Robust model-based scene interpretation by multilayered context information

摘要

In this paper, we present a new graph-based frame work for collaborative place, object, and part recognition in indoor environments. We consider a scene to be an undirected graphical model composed of a place node, object nodes, and part nodes with undirected links. Our key contribution is the introduction of collaborative place and object recognition (we call it as the hierarchical context in this paper) instead of object only or causal relation of place to objects. We unify the hierarchical context and the well-known spatial context into a complete hierarchical graphical model (HGM). In the HGM, object and part nodes contain labels and related pose information instead of only a label for robust inference of objects.
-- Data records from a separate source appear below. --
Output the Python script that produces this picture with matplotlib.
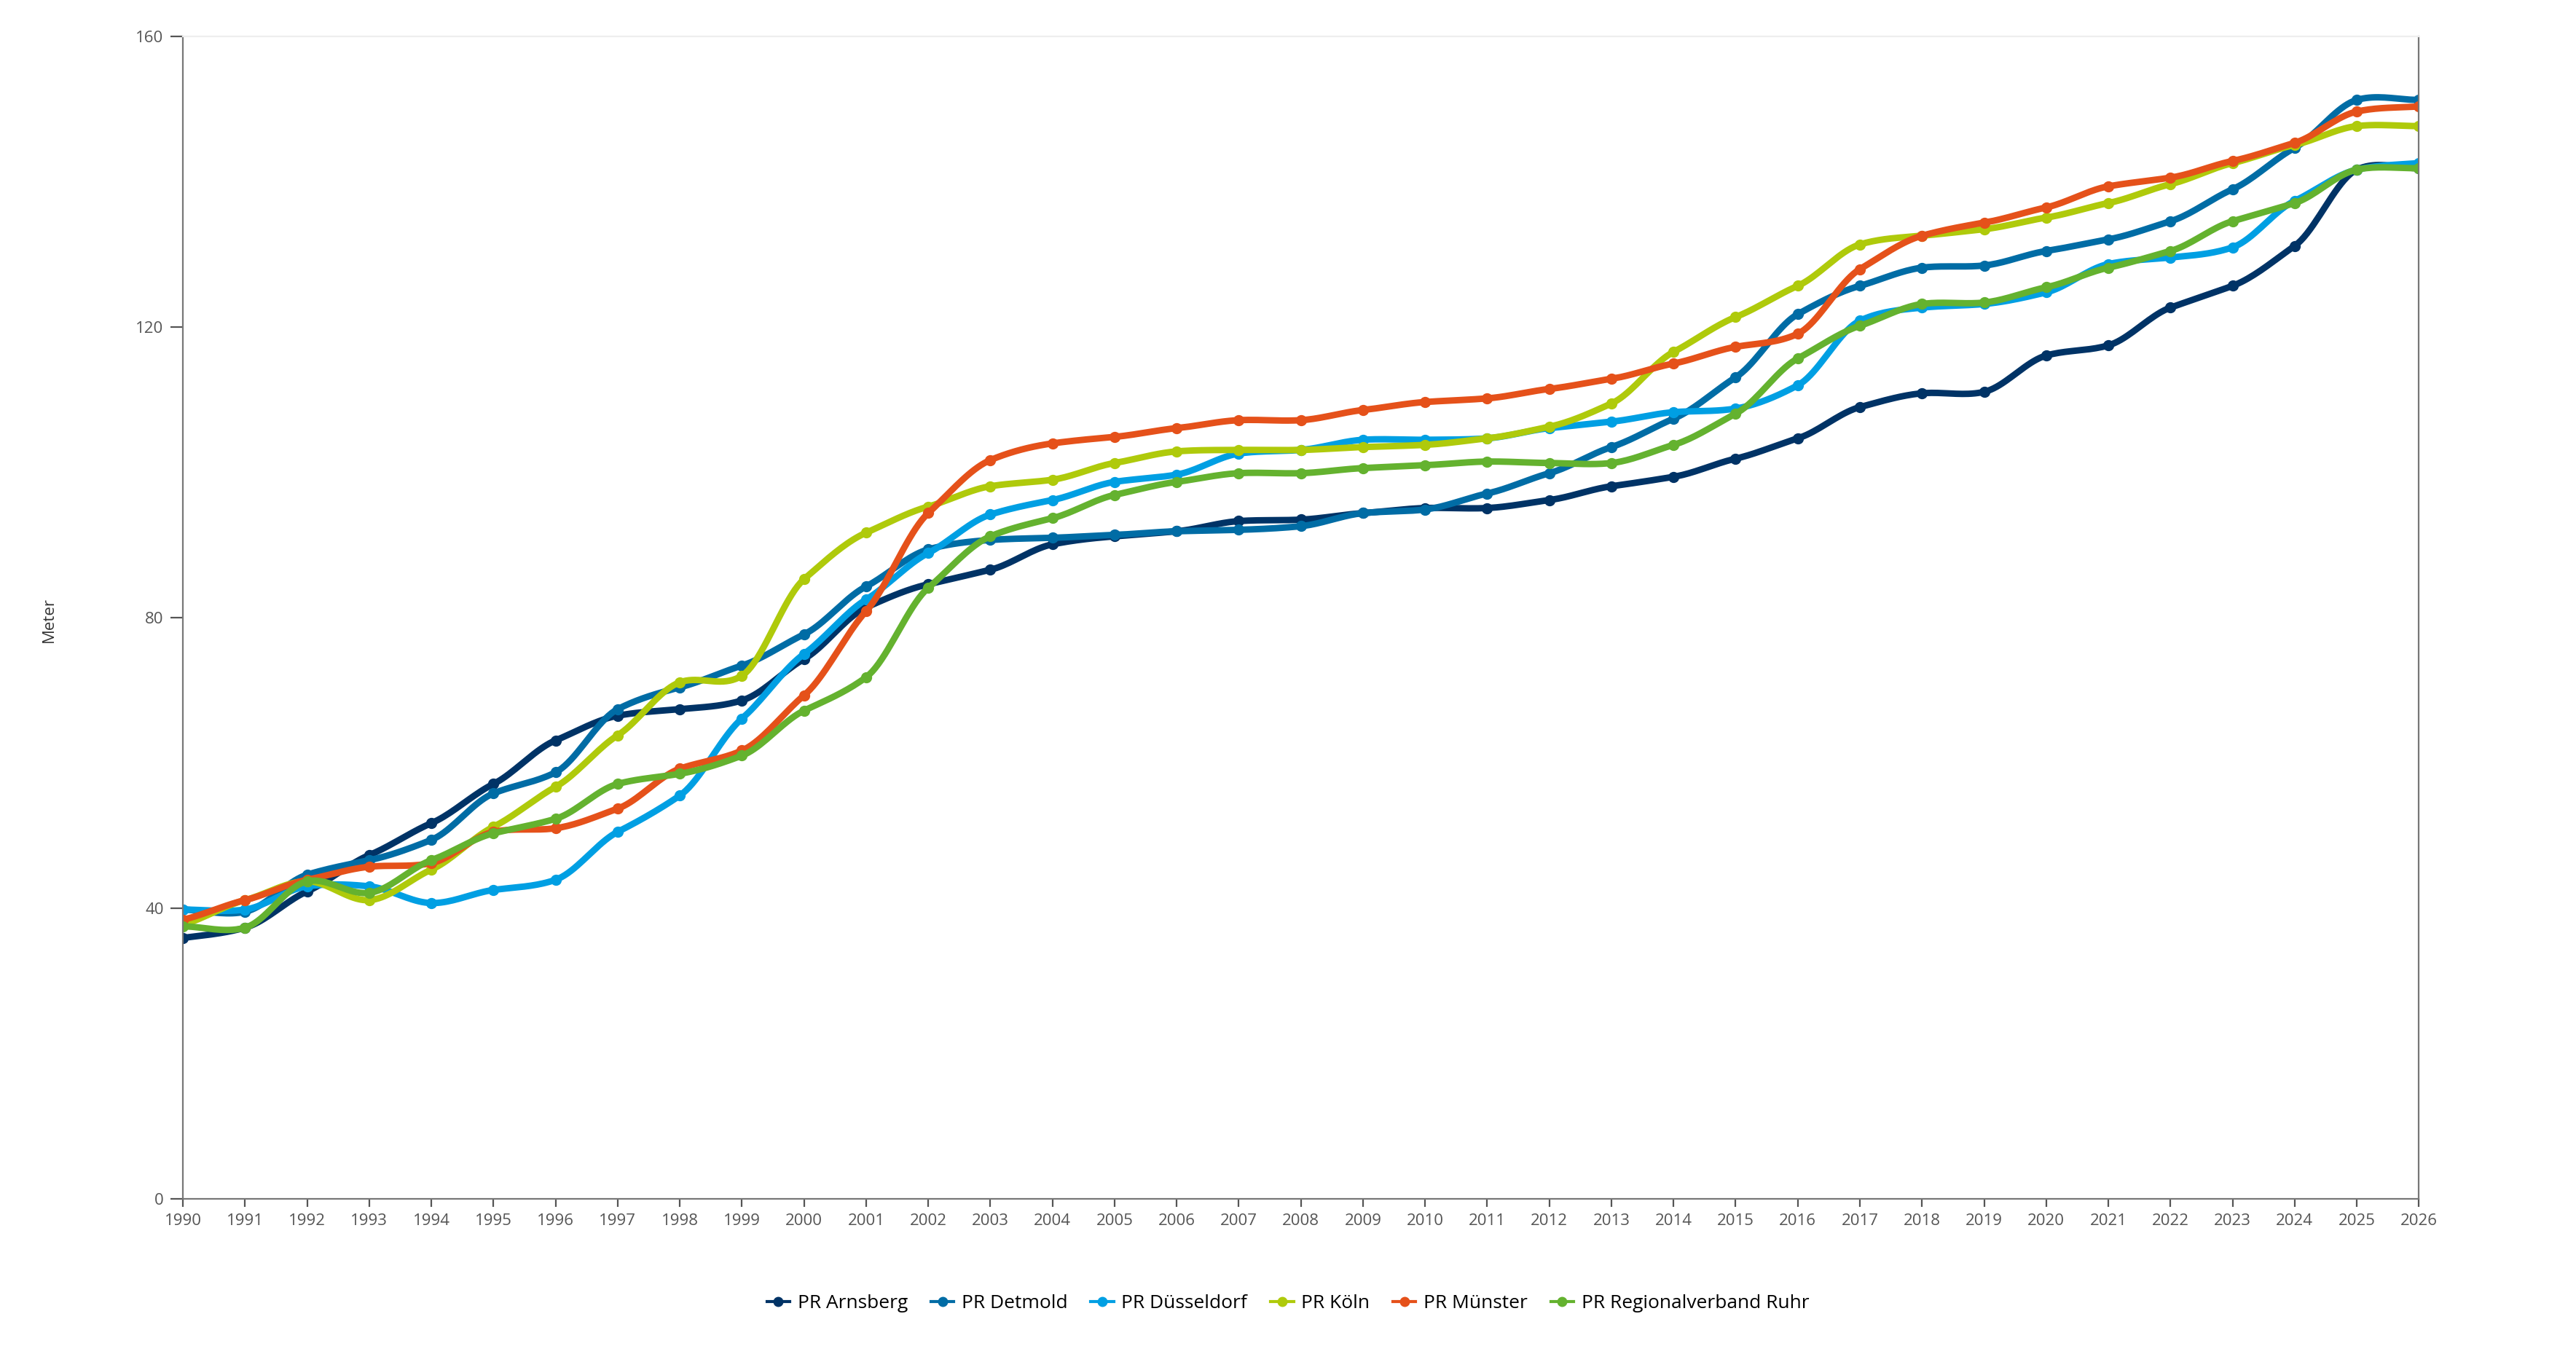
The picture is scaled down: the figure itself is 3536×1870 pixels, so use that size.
import numpy as np
import matplotlib
matplotlib.use("Agg")
import matplotlib.pyplot as plt

years = list(range(1990, 2027))

arnsberg = [35.9, 37.3, 42.3, 47.3, 51.7, 57.1, 63.1, 66.5, 67.4, 68.6, 74.3, 81.4, 84.6, 86.6,
            90.1, 91.2, 91.9, 93.3, 93.5, 94.4, 95.1, 95.1, 96.2, 98.1, 99.4, 101.9, 104.7,
            109.0, 110.9, 111.1, 116.1, 117.5, 122.7, 125.7, 131.2, 141.7, 141.9]
detmold = [39.8, 39.5, 44.6, 46.6, 49.4, 55.8, 58.7, 67.4, 70.4, 73.4, 77.7, 84.3, 89.4, 90.7,
           91.0, 91.4, 91.9, 92.1, 92.6, 94.4, 94.9, 97.1, 99.9, 103.5, 107.4, 113.1, 121.8,
           125.7, 128.2, 128.5, 130.5, 132.1, 134.6, 139.0, 144.7, 151.3, 151.3]
duesseldorf = [39.8, 39.8, 43.0, 43.0, 40.7, 42.5, 43.9, 50.5, 55.5, 66.1, 75.0, 82.5, 88.9, 94.2,
               96.2, 98.7, 99.7, 102.6, 103.1, 104.5, 104.5, 104.7, 106.1, 107.0, 108.3, 108.8,
               112.0, 120.9, 122.7, 123.2, 124.8, 128.7, 129.6, 131.0, 137.4, 141.7, 142.6]
koeln = [37.7, 41.1, 43.7, 41.1, 45.3, 51.2, 56.7, 63.8, 71.1, 72.0, 85.3, 91.7, 95.3, 98.1,
         99.0, 101.3, 102.9, 103.1, 103.1, 103.5, 103.8, 104.7, 106.3, 109.5, 116.6, 121.4,
         125.7, 131.4, 132.6, 133.5, 135.1, 137.1, 139.7, 142.6, 145.1, 147.7, 147.7]
muenster = [38.4, 41.1, 43.9, 45.7, 46.2, 50.5, 51.0, 53.7, 59.2, 61.7, 69.3, 80.9, 94.4, 101.7,
            104.0, 104.9, 106.1, 107.2, 107.2, 108.6, 109.7, 110.2, 111.5, 112.9, 115.0, 117.3,
            119.1, 128.0, 132.6, 134.4, 136.5, 139.4, 140.6, 142.9, 145.4, 149.7, 150.4]
ruhr = [37.5, 37.3, 43.7, 42.1, 46.6, 50.3, 52.3, 57.1, 58.5, 61.0, 67.2, 71.8, 84.1, 91.2,
        93.7, 96.9, 98.7, 99.9, 99.9, 100.6, 101.0, 101.5, 101.3, 101.3, 103.8, 108.1, 115.7,
        120.2, 123.2, 123.4, 125.5, 128.2, 130.5, 134.6, 137.1, 141.7, 141.9]

series = [
    ("PR Arnsberg", arnsberg, "#003366"),
    ("PR Detmold", detmold, "#006ca5"),
    ("PR Düsseldorf", duesseldorf, "#009fe3"),
    ("PR Köln", koeln, "#afca0b"),
    ("PR Münster", muenster, "#e5511a"),
    ("PR Regionalverband Ruhr", ruhr, "#64b22f"),
]


def smooth(x, y, n=20):
    # cardinal spline through the points, for the rounded line look
    x = np.asarray(x, float)
    y = np.asarray(y, float)
    m = np.zeros_like(y)
    m[1:-1] = (y[2:] - y[:-2]) / (x[2:] - x[:-2])
    m[0] = y[1] - y[0]
    m[-1] = y[-1] - y[-2]
    m *= 0.75
    xs, ys = [], []
    for i in range(len(x) - 1):
        t = np.linspace(0, 1, n, endpoint=False)
        h = x[i + 1] - x[i]
        h00 = 2 * t**3 - 3 * t**2 + 1
        h10 = t**3 - 2 * t**2 + t
        h01 = -2 * t**3 + 3 * t**2
        h11 = t**3 - t**2
        xs.append(x[i] + t * h)
        ys.append(h00 * y[i] + h10 * h * m[i] + h01 * y[i + 1] + h11 * h * m[i + 1])
    xs.append([x[-1]])
    ys.append([y[-1]])
    return np.concatenate(xs), np.concatenate(ys)


plt.rcParams["font.family"] = ["Open Sans", "DejaVu Sans"]
fig = plt.figure(figsize=(17.68, 9.35), dpi=200)
ax = fig.add_axes([0.071, 0.12, 0.868, 0.853])

handles = []
for name, vals, col in series:
    sx, sy = smooth(years, vals)
    ax.plot(sx, sy, color=col, lw=3.2, solid_capstyle="round")
    ax.plot(years, vals, "o", color=col, ms=4.5)
    h, = ax.plot([], [], "-o", color=col, lw=1.5, ms=4, label=name)
    handles.append(h)

ax.set_xlim(1990, 2026)
ax.set_ylim(0, 160)
ax.set_xticks(years)
ax.set_yticks([0, 40, 80, 120, 160])
ax.tick_params(labelsize=8, colors="#555555", length=4, width=0.8)
for s in ["left", "right", "bottom"]:
    ax.spines[s].set_color("#777777")
    ax.spines[s].set_linewidth(0.8)
ax.spines["top"].set_color("#eeeeee")
ax.tick_params(axis="y", length=6)
fig.text(0.019, 0.545, "Meter", rotation=90, ha="center", va="center", fontsize=8, color="#333333")

fig.legend(handles=handles, loc="center", bbox_to_anchor=(0.5, 0.043), ncol=6, frameon=False,
           fontsize=9.5, handlelength=1.2, columnspacing=1.2, handletextpad=0.4)

fig.savefig("out.png", dpi=200)
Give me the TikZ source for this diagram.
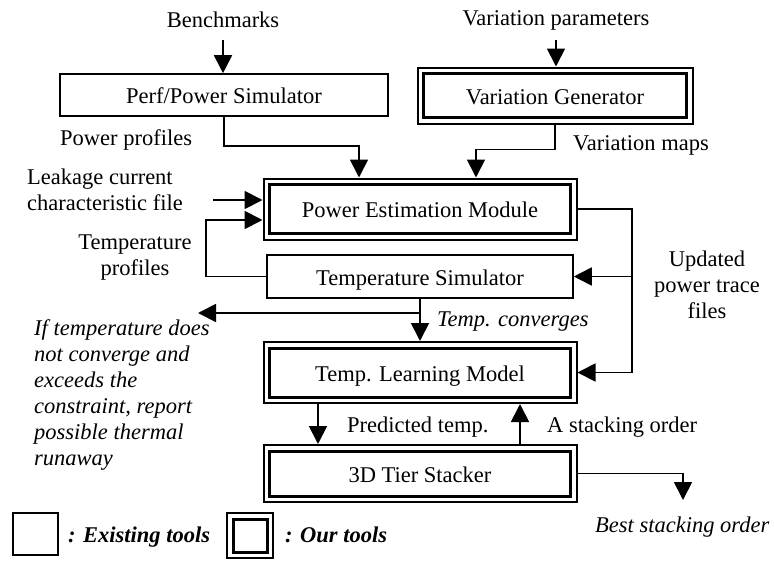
\documentclass[tikz,border=0pt]{standalone}
\usepackage{fontspec}
\setmainfont{Liberation Serif}
\usetikzlibrary{arrows.meta}
\begin{document}
\begin{tikzpicture}[x=1pt,y=-1pt,
  font=\fontsize{22.5}{26}\selectfont,
  lbl/.style={inner sep=0pt},
  it/.style={font=\fontsize{22.5}{26}\selectfont\itshape},
  bi/.style={font=\fontsize{22.5}{26}\selectfont\bfseries\itshape},
  existing/.style={draw, line width=1.6pt, inner sep=0pt, text height=17pt, text depth=0pt},
  ours/.style={draw, line width=2pt, inner sep=0pt, text height=17pt, text depth=0pt,
    path picture={\draw[line width=3pt]
      ([shift={(6pt,-6pt)}]path picture bounding box.north west) rectangle
      ([shift={(-6pt,6pt)}]path picture bounding box.south east);}},
  arr/.style={line width=1.8pt, -{Triangle[length=18pt,width=18pt]}}]
\useasboundingbox (0,0) rectangle (774,560);

% tools
\node[existing, minimum width=328pt, minimum height=42pt] (perf) at (224,95) {Perf/Power Simulator};
\node[ours, minimum width=275pt, minimum height=56pt] (vg) at (555,95.5) {Variation Generator};
\node[ours, minimum width=313pt, minimum height=61pt] (pem) at (420,209) {Power Estimation Module};
\node[existing, minimum width=306pt, minimum height=43pt] (ts) at (420,276.5) {Temperature Simulator};
\node[ours, minimum width=313pt, minimum height=61pt] (tlm) at (420,372.5) {Temp. Learning Model};
\node[ours, minimum width=313pt, minimum height=57pt] (st) at (420,473.5) {3D Tier Stacker};

% labels (multi-line labels are placed by the baseline of their last line)
\node[lbl, anchor=base] (bench) at (223,27) {Benchmarks};
\node[lbl, anchor=base] (vp) at (556,25) {Variation parameters};
\node[lbl, anchor=base west] (pp) at (60,145) {Power profiles};
\node[lbl, anchor=base west] (vm) at (573,150) {Variation maps};
\node[lbl, anchor=base west, align=left] (leak) at (27,210) {Leakage current\\characteristic file};
\node[lbl, anchor=base, align=center] (tp) at (135,275) {Temperature\\profiles};
\node[lbl, anchor=base, align=center] (upd) at (707,318) {Updated\\power trace\\files};
\node[lbl, it, anchor=base west] (conv) at (437,326) {Temp. converges};
\node[lbl, it, anchor=base west, align=left] (runaway) at (34,465)
  {If temperature does\\not converge and\\exceeds the\\constraint, report\\possible thermal\\runaway};
\node[lbl, anchor=base west] (pt) at (347,432) {Predicted temp.};
\node[lbl, anchor=base west] (aso) at (547,432) {A stacking order};
\node[lbl, it, anchor=base west] (bso) at (595,532) {Best stacking order};

% legend
\node[existing, minimum width=45pt, minimum height=42pt] (lg1) at (35.5,534) {};
\node[lbl, bi, anchor=base west] (lg1t) at (68,542) {: Existing tools};
\node[ours, minimum width=46pt, minimum height=45pt] (lg2) at (250,535.5) {};
\node[lbl, bi, anchor=base west] (lg2t) at (285,542) {: Our tools};

% connectors
\coordinate (b0) at ([yshift=-13pt]bench.base);
\coordinate (v0) at ([yshift=-15pt]vp.base);
\coordinate (lk0) at (213,200);
\coordinate (bus) at (632,0);
\coordinate (fail) at (198,313);
\coordinate (best) at (683,500);

\draw[arr] (b0) -- (b0 |- perf.north);
\draw[arr] (v0) -- (v0 |- vg.north);
\draw[arr] (perf.south) -- ++(0,29) -| ([xshift=-61pt]pem.north);
\draw[arr] (vg.south) -- ++(0,25) -| ([xshift=56pt]pem.north);
\draw[arr] (lk0) -- (lk0 -| pem.west);
\draw[arr] (ts.west) -- ++(-60,0) |- ([yshift=-11pt]pem.west);
\draw[arr] (pem.east) -- (pem.east -| bus) |- (tlm.east);
\draw[arr] (ts.east -| bus) -- (ts.east);
\draw[arr] (ts.south) -- (tlm.north);
\draw[arr] (ts.south |- fail) -- (fail);
\draw[arr] ([xshift=-102pt]tlm.south) -- ([xshift=-102pt]st.north);
\draw[arr] ([xshift=100pt]st.north) -- ([xshift=100pt]tlm.south);
\draw[arr] (st.east) -| (best);
\end{tikzpicture}
\end{document}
The most difficult problems of the HGM are learning and inferring variable graph structures. We learn the HGM in a piecewise manner instead of by joint graph learning for tractability. Since the inference includes variable structure estimation with marginal distribution of each node, we approximate the pseudo-likelihood of marginal distribution using multimodal sequential Monte Carlo with weights updated by belief propagation. Data-driven multimodal hypothesis and context-based pruning provide the correct inference. For successful recognition, issues related to 3D object recognition are also considered and several state-of-the-art methods are incorporated. The proposed system greatly reduces false alarms using the spatial and hierarchical contexts. We demonstrate the feasibility of the HGM-based collaborative place, object, and part recognition in actual large-scale environments for guidance applications (12 places, 112 3D objects).